Фото Reuters
Под разговоры о модернизации Россия стремительно отстает в технологическом развитии. Об этом, в частности, говорит структура отечественного экспорта, в котором доля машин и оборудования уверенно стремится к нулю. За десятилетие относительного благополучия этот показатель упал более чем вдвое и составляет сегодня немногим больше 4%. Между тем еще в 2000 году на долю машин, оборудования и транспортных средств приходилось почти 9% всего российского экспорта. А в середине 90-х – даже более 10%. Напомним, что сюда же попадает весь военно-технический экспорт, которым мы так привыкли гордиться. Но выходит, что на самом деле его значение для макроэкономической ситуации становится еле заметным.
Если доля технологического экспорта сокращается, то экспорт сырья – напротив – быстро увеличивается. 20 лет назад на долю минеральных продуктов приходилось около 43% российского экспорта. А в 2011 году – более 70% (это последние опубликованные данные Росстата на основе сводной таможенной статистики).
Признавать тенденцию технологической деградации, конечно, неприятно. Тем более что она противоречит официальным лозунгам о высокотехнологичных производствах, модернизации и инновациях. Но и спорить с официальной статистикой бессмысленно.

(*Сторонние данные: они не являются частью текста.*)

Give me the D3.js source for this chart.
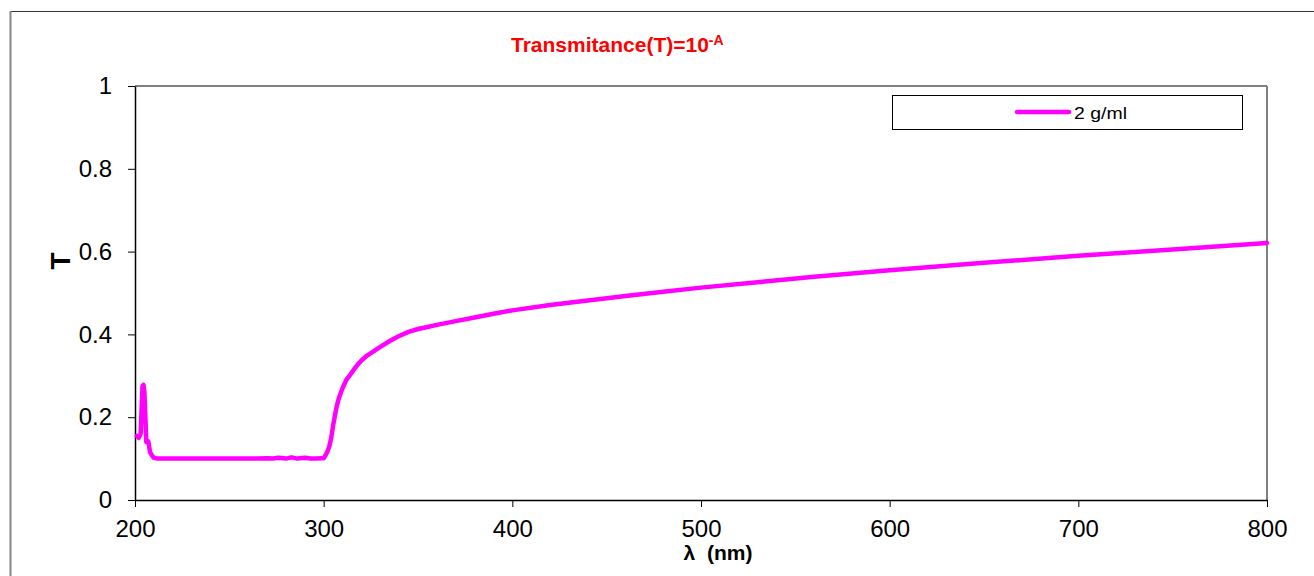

«Нам необходимо кардинально и в достаточно сжатые сроки изменить структуру экспорта. Мы ставим цель ежегодно увеличивать российский экспорт неэнергетических товаров не менее чем на 6%», – говорил президент Владимир Путин в мае этого года на Петербургском экономическом форуме. Но «неэнергетические товары» – это совсем не обязательно современные технологии, машины и оборудование. Пушнина, древесина, металлические полуфабрикаты – это тоже «неэнергетические товары». Поэтому сформулированный президентом ориентир вовсе не означает перелома многолетней тенденции технологического отставания и сокращения доли технологического экспорта.
Стимулировать неэнергетический экспорт России необходимо – спора нет. Но нужно отдавать себе отчет, что от роста неэнергетического экспорта до технологического экспорта очень далеко.
Структура экспорта «действительно нуждается в серьезной модернизации, в том числе из-за значительных изменений на традиционных для нас сырьевых и энергетических рынках», объявил премьер Дмитрий Медведев на заседании правительства в феврале этого года. «Речь идет об увеличении доли высокотехнологичной продукции, наукоемкой продукции, развитии в целом новых сегментов и, конечно, о формировании системы стимулирования и поддержки внешнеэкономической деятельности», – говорил премьер.
Однако увеличить экспорт высокотехнологичной продукции по приказу начальства невозможно. Это долгий путь интеграции с ведущими западными компаниями, которые обладают современными технологиями и стандартами. По крайней мере именно об этом говорит опыт Китая. И наш собственный опыт организации несырьевого экспорта подтверждает важность интеграции с западными компаниями. Так, например, производство и экспорт самолета «Суперджет» (SSJ-100) стали возможны только благодаря тесной кооперации с иностранными компаниями. Другой пример: крупнейший в России экспортер готовых потребительских товаров – шинный завод во Всеволожске – был полностью спроектирован и построен иностранцами. Надежды же на появление чисто российских компаний, способных увеличить экспорт несырьевых товаров, – за редкими исключениями – утопичны. Не менее утопичным может оказаться и расчет на новых азиатских партнеров, для которых первым приоритетом остается загрузка собственной рабочей силы и собственный экспорт.
В новых же экономических условиях – когда США взяли курс на экономическое и технологическое сдерживание России – стимулирование несырьевого экспорта становится еще более трудной задачей.